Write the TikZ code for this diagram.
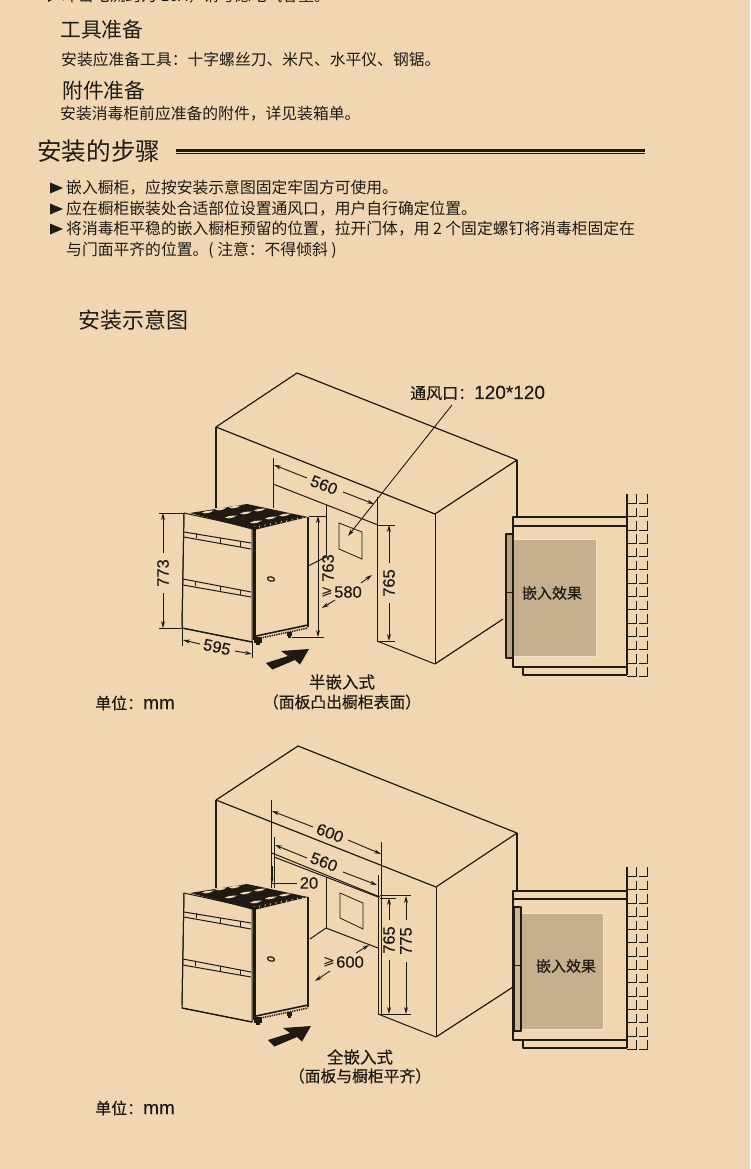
\documentclass[tikz,border=0pt]{standalone}
\usepackage{fontspec}
\setmainfont{Noto Sans CJK SC}
\newfontfamily\latinf[FakeBold=0.25]{Liberation Sans}
\newfontfamily\cjkb[FakeBold=0.4]{Noto Sans CJK SC}
\newfontfamily\symf{DejaVu Sans}
\usetikzlibrary{arrows.meta}
\definecolor{bgc}{HTML}{F0D6B1}
\definecolor{ink}{HTML}{1E1A14}
\definecolor{fillc}{HTML}{C5AF8D}
\definecolor{doorc}{HTML}{B7A17E}
\tikzset{
 ln/.style={draw=ink,line width=1pt,line join=round},
 hv/.style={draw=ink,line width=1.5pt,line join=round},
 thn/.style={draw=ink,line width=0.7pt},
 dimr/.style={draw=ink,line width=0.9pt,-{Stealth[length=7pt,width=4pt]}},
 ext/.style={draw=ink,line width=0.8pt},
 txt/.style={inner sep=0pt,text=ink,font=\fontsize{15.8}{18}\selectfont,anchor=west},
 lab/.style={inner sep=0pt,text=ink,font=\cjkb\fontsize{16}{18}\selectfont},
 dimt/.style={inner sep=0pt,text=ink,font=\latinf\fontsize{16.5}{18}\selectfont},
 gesym/.style={inner sep=0pt,text=ink,font=\symf\fontsize{14}{16}\selectfont},
 bul/.style={fill=ink,draw=none},
 brick/.style={draw=ink,line width=0.8pt},
}
\newcommand{\cabinetdraw}{%
 \path[ln] (184,513)--(252,528)--(252,642)--(182,628)--cycle;
 \draw[ln] (182,625)--(184,513);
 \draw[hv,line width=1.3pt] (182,628)--(252,642);
 % grate
 \fill[ink] (190,513)--(247,504)--(308,517)--(254,530)--cycle;
 \foreach \a/\b in {208/512,221/509,235/507,231/517,246/513,260/510,256/522,271/518,285/515}{
   \fill[bgc,rotate around={10:(\a,\b)}] (\a-6,\b-0.6)--(\a-1,\b-1.3)--(\a+6,\b-0.5)--(\a+2,\b+0.9)--(\a-3,\b+0.9)--cycle;
 }
 \foreach \t in {0,0.1,...,1}{
   \draw[bgc,line width=0.6pt] ({254+\t*54},{528.5-\t*11})--({254+\t*54+0.6},{526.5-\t*11});
 }
 % side thick edges
 \draw[ink,line width=3pt] (254,527)--(254,640);
 \draw[hv,line width=1.8pt] (308,517)--(308,627);
 % drawer lines
 \draw[ln] (184,532)--(251,543);
 \draw[ln] (184,537)--(251,549);
 \draw[ln] (183,579)--(251,592);
 \draw[ln] (183,585)--(251,597);
 \foreach \x/\y in {196/534,220/539,240/543,195/582,220/587,240/591}{
   \draw[thn,line width=0.5pt] (\x,\y-1.5)--(\x,\y+3.5);
 }
 % handle
 \draw[ink,line width=1.2pt,rotate around={-15:(271,579)}] (271,579) ellipse (3.6pt and 2.1pt);
 % bottom rail and feet
 \draw[ink,line width=1.6pt] (256,636)--(308,625);
 \draw[ink,line width=1.6pt,dash pattern=on 1.3pt off 1pt] (256,639)--(308,628);
 \fill[ink] (254,637) rectangle (262,643);
 \fill[ink] (256,643) rectangle (260,645);
 \fill[ink] (287,632) rectangle (292,636);
 \fill[ink] (288,636) rectangle (291,637.5);
}
\newcommand{\bricksdraw}[1]{%
 \foreach \i in {0,...,13}{
   \draw[brick] (636,{#1+13.3*\i})--(636,{#1+13.3*\i+9})--(627,{#1+13.3*\i+9});
   \draw[brick] (647.5,{#1+13.3*\i})--(647.5,{#1+13.3*\i+9})--(638.5,{#1+13.3*\i+9});
 }
}
\newcommand{\bigarrow}{%
 \fill[ink] (309,649)--(281,651)--(288,656)--(266,663)--(272.5,669.5)--(295,660)--(300,664.5)--cycle;
}
\begin{document}
\begin{tikzpicture}[x=1pt,y=-1pt]
\useasboundingbox (0,0) rectangle (750,1169);
\fill[bgc] (0,0) rectangle (750,1169);
% ---------- top text
\fill[bul] (48,-8)--(58,-3)--(48,2)--cycle;
\node[txt] (t0) at (62,-4) {冲击电流约为 10A，请考虑电气容量。};
\node[txt,font=\fontsize{20.8}{24}\selectfont] (h1) at (60,30) {工具准备};
\node[txt] (t1) at (61,59) {安装应准备工具：十字螺丝刀、米尺、水平仪、钢锯。};
\node[txt,font=\fontsize{20.8}{24}\selectfont] (h2) at (62,91) {附件准备};
\node[txt] (t2) at (60,114) {安装消毒柜前应准备的附件，详见装箱单。};
\node[txt,font=\fontsize{24.6}{28}\selectfont] (h3) at (37,151) {安装的步骤};
\draw[ink,line width=2.2pt] (176,150.5)--(645,150.5);
\draw[ink,line width=1pt] (176,154)--(645,154);
\foreach \y in {188,209,229}{\fill[bul] (50,\y-5.5)--(63,\y)--(50,\y+5.5)--cycle;}
\node[txt] (s1) at (66,188) {嵌入橱柜，应按安装示意图固定牢固方可使用。};
\node[txt] (s2) at (66,209) {应在橱柜嵌装处合适部位设置通风口，用户自行确定位置。};
\node[txt] (s3) at (66,229) {将消毒柜平稳的嵌入橱柜预留的位置，拉开门体，用 2 个固定螺钉将消毒柜固定在};
\node[txt] (s4) at (66,250) {与门面平齐的位置。( 注意：不得倾斜 )};
\node[txt,font=\fontsize{22}{26}\selectfont] (h4) at (78,320) {安装示意图};
% ---------- upper diagram, cabinet block
\draw[ln,line width=1.2pt] (216,427)--(297,373)--(517,460)--(435,514)--(216,427);
\draw[ln,line width=1.2pt] (216,427)--(216,508);
\draw[ln] (435,514)--(435,664);
\draw[hv,line width=1.3pt] (517,460)--(517,517);
\draw[ln,line width=1.2pt] (435,664)--(503,619);
\draw[ln] (377,641)--(435,664);
\draw[ln] (273,484)--(378,525);
\draw[ln] (273,458)--(273,508);
\draw[ln] (377,497)--(377,641);
\draw[ln] (326,505)--(326,557);
\draw[ln] (308,566)--(326,557);
\draw[ext] (339,523)--(362,532)--(362,559)--(339,549)--cycle;
\coordinate (ventT) at (348,536);
\coordinate (ventS) at (452,405);
\draw[dimr] (ventS)--(ventT);
\node[lab,anchor=west] (ventL) at (410,393) {通风口：{\latinf\fontsize{19}{20}\selectfont 120*120}};
% dims
\draw[ext] (184,513)--(159,513) (182,628)--(159,628);
\draw[dimr] (163,553)--(163,513);
\draw[dimr] (163,593)--(163,628);
\node[dimt,rotate=90] (d773) at (163,573) {773};
\draw[ext] (182,625)--(182,646) (252,642)--(252,658);
\draw[dimr] (200,644)--(183,640);
\draw[dimr] (235,651)--(252,654);
\node[dimt,rotate=-12] (d595) at (217,647) {595};
\draw[ext] (309,516)--(327,516) (292,637)--(324,637);
\draw[dimr] (318,576)--(318,516);
\draw[dimr] (318,576)--(318,637);
\node[dimt,rotate=90] (d763) at (328,568) {763};
\node[gesym] (g580) at (327,592) {⩾};
\node[dimt] (d580) at (348,592) {580};
\draw[dimr] (335,600)--(322,608);
\draw[dimr] (361,583)--(372,575);
\draw[ext] (378,525)--(395,525) (377,641)--(395,641);
\draw[dimr] (389,563)--(389,525);
\draw[dimr] (389,603)--(389,641);
\node[dimt,rotate=90] (d765) at (389,583) {765};
\draw[dimr] (307,478)--(274,465);
\draw[dimr] (343,492)--(374,504);
\node[dimt,rotate=-21] (d560) at (324,485) {560};
\cabinetdraw
\bigarrow
\node[lab,font=\cjkb\fontsize{16.5}{18}\selectfont] (l1) at (342,682) {半嵌入式};
\node[lab,font=\cjkb\fontsize{15.8}{18}\selectfont] (l2) at (342,702) {（面板凸出橱柜表面）};
\node[lab,anchor=west] (u1) at (95,703) {单位：{\latinf\fontsize{19}{20}\selectfont mm}};
% upper right plan
\fill[fillc] (513,539) rectangle (596,656);
\draw[draw=bgc!70!white,line width=0.8pt] (513,539) rectangle (596,656);
\fill[doorc] (506,534) rectangle (513,658);
\draw[hv,line width=1.1pt] (513,658)--(506,658)--(506,534)--(513,534);
\draw[thn] (506,592)--(513,592);
\draw[hv] (627,517)--(513,517)--(513,667)--(627,667);
\draw[hv,line width=1.1pt] (513,526)--(627,526);
\draw[hv] (523,667)--(523,675)--(627,675);
\draw[hv,line width=1.1pt] (627,494)--(627,675);
\bricksdraw{494.3}
\node[lab,font=\cjkb\fontsize{15}{18}\selectfont] (e1) at (552,593) {嵌入效果};
% ---------- lower diagram
\draw[ln,line width=1.2pt] (216,800)--(298,746)--(517,833)--(436,887)--(216,800);
\draw[ln,line width=1.2pt] (216,800)--(216,888);
\draw[ln] (436,887)--(436,1037);
\draw[hv,line width=1.3pt] (517,833)--(517,891);
\draw[ln,line width=1.2pt] (436,1037)--(513,987);
\draw[ln] (378,1014)--(436,1037);
\draw[ext] (271,800)--(271,888);
\draw[ext] (381,842)--(381,1014);
\draw[ext] (274,837)--(274,888);
\draw[ext] (378,875)--(378,1014);
\draw[ln] (272,853)--(380,897);
\draw[ln] (274,857)--(378,897);
\draw[ln] (326,877)--(326,928);
\draw[ln] (310,939)--(326,928)--(378,948);
\draw[ext] (340,893)--(363,903)--(363,929)--(340,918)--cycle;
\draw[dimr] (313,827)--(272,811);
\draw[dimr] (348,840)--(381,854);
\node[dimt,rotate=-21] (d600) at (330,833) {600};
\draw[dimr] (307,858)--(275,845);
\draw[dimr] (343,872)--(377,885);
\node[dimt,rotate=-21] (d560b) at (324,862) {560};
\draw[ext] (380,895)--(411,895) (380,898)--(396,898) (378,1014)--(411,1014);
\draw[dimr] (389,920)--(389,898);
\draw[dimr] (389,960)--(389,1014);
\node[dimt,rotate=90] (d765b) at (389,940) {765};
\draw[dimr] (406,920)--(406,896);
\draw[dimr] (406,962)--(406,1014);
\node[dimt,rotate=90] (d775) at (406,941) {775};
\draw[ext] (272,883)--(297,883);
\draw[ink,line width=1pt,-{Stealth[length=5pt,width=3pt]}] (272,866)--(272,883);
\node[dimt] (d20) at (309,883) {20};
\node[gesym] (g600) at (329,962) {⩾};
\node[dimt] (d600b) at (350,962) {600};
\draw[dimr] (330,971)--(315,981);
\draw[dimr] (356,953)--(369,945);
\begin{scope}[shift={(0,380)}]
\cabinetdraw
\end{scope}
\begin{scope}[shift={(2,377)}]
\bigarrow
\end{scope}
\node[lab,font=\cjkb\fontsize{16.5}{18}\selectfont] (l3) at (360,1057) {全嵌入式};
\node[lab,font=\cjkb\fontsize{15.8}{18}\selectfont] (l4) at (360,1076) {（面板与橱柜平齐）};
\node[lab,anchor=west] (u2) at (95,1108) {单位：{\latinf\fontsize{19}{20}\selectfont mm}};
% lower right plan
\fill[fillc] (521,913) rectangle (603,1029);
\draw[draw=bgc!70!white,line width=0.8pt] (521,913) rectangle (603,1029);
\fill[doorc!60!bgc] (514,907) rectangle (521,1031);
\draw[hv,line width=1.1pt] (514,907) rectangle (521,1031);
\draw[thn] (514,965)--(521,965);
\draw[hv] (627,891)--(513,891)--(513,1040)--(627,1040);
\draw[hv,line width=1.1pt] (513,899)--(627,899);
\draw[hv] (523,1040)--(523,1048)--(627,1048);
\draw[hv,line width=1.1pt] (627,867)--(627,1048);
\bricksdraw{867.3}
\node[lab,font=\cjkb\fontsize{15}{18}\selectfont] (e2) at (566,966) {嵌入效果};
\end{tikzpicture}
\end{document}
----
Description of the task
Look above for lines with the word "diagram" and copy them all.

Answer to the task
Write the TikZ code for this diagram.
% ---------- upper diagram, cabinet block
% ---------- lower diagram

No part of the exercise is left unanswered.